[RFC] Grouping ops in TCP (original) (raw)
January 28, 2023, 12:35am 1
Here is our proposed design for grouping ops in TCP: [Public] TCP Design - Groups
Please feel free to add your feedback in the document or in this thread.
Thanks,
Raghavan
(on behalf of the ML Compiler Team at Cruise)
rengolin January 28, 2023, 12:36pm 2
Once you have tcp.group
of tcp
ops, what do you lower them to?
If you lower them to linalg
(which doesn’t have a fusion op), how does that guarantee that I can fuse them later? What is the difference between lowering the same sequence of tcp
ops outside of a tcp.group
and inside?
If the lowering is just a sequence of linalg.generic
, then they can still get reordered before the pass that packs them.
Once we pack and block our tensors, we create parallel loops to add tile linalg
ops in the inner loop, that can still be fused together with ops outside of the nested loops. If we could keep tcp.isolated_group
with linalg
ops inside, we wouldn’t need to look at loop iterations at all, and pack, tile and fuse inside the group, before removing it.
So the last cleanup pass would just remove tcp.isolated_group
s because they’ve done their part and have no further semantics after lowering.
Is that the plan for those ops?
It is possible to lower the ops inside the groups in different ways, depending on the use-case needed.
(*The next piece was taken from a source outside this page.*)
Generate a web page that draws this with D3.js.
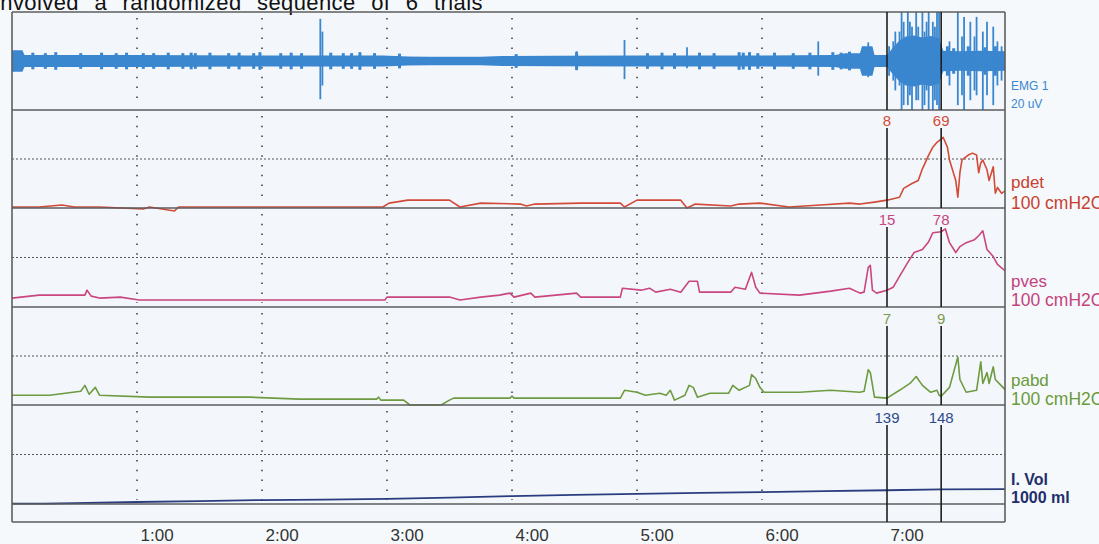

Here are some examples of lowering ops in tcp.isolated_group
:
- If the group indicates how a graph is partitioned for execution across multiple accelerators then the operations inside backend can be lowered via a device specific pipeline (e.g. linalg based codegen for CPU vs. linalg based codegen for GPU).
- If the group represents an elementwise fusion and needs to be lowered to linalg, we could lower it to a single
linalg.generic
. This should have a similar effect as running the pass--linalg-fuse-elementwise-ops
on thelinalg.generic
ops corresponding to the ops inside the group. - If the group represents a
conv-relu
fusion, it can be lowered to call the corresponding cudnn api.
That is possible too. We could only lower the region inside a group op to linalg
, which will give you what you need IIUC.